Jeff Tyler Nov 6, 2006

TEXT OF STORY

SCOTT JAGOW: Google has snatched away a lot of advertising dollars from newspapers. Now, it wants to give some of them back. This week, Google starts testing a new program that will connect its advertisers with good old-fashioned newspaper ad space. Of course, this isn’t a charity case. Google thinks it can make money here. Jeff Tyler explains.


JEFF TYLER: The New York Times, The Washington Post and The Chicago Tribune are among at least 50 major newspapers participating in a Google experiment.

Through January, the Internet giant will create an online marketplace to help print media sell advertising electronically.
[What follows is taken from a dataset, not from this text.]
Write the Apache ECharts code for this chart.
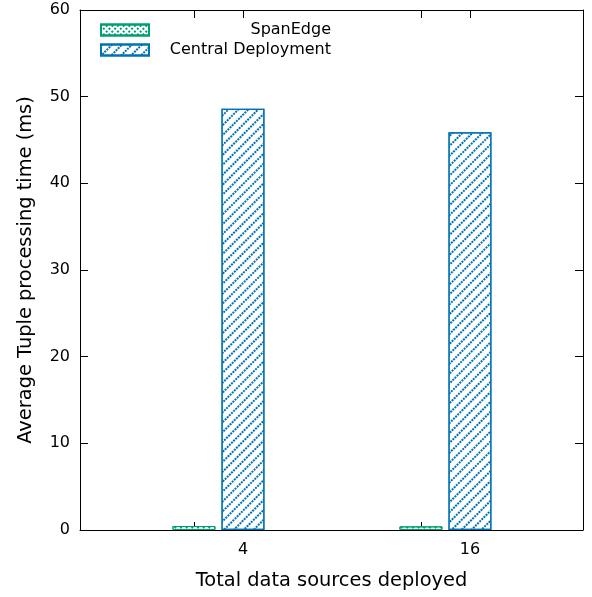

Newspapers will be able to set minimum prices and turn away ads that aren’t the right editorial fit.

But Abe Klassen with Advertising Age says the papers don’t want to steer their existing clients over to Google.

ABE KLASSEN: “The only way that traditional media is going to be interested in doing these deals with Google is if Google can promise to introduce new advertisers to the medium. And we’re seeing that with this newspaper deal.”

Google’s typical advertisers are much smaller than the ones that usually appear in papers, and so would represent a new market.

This is only one front in Google’s assault on advertising. The company is already moving into radio ads, and with its acquisition of YouTube, Klassen says the company appears perched to go after video and television ads as well.

In New York, I’m Jeff Tyler for Marketplace.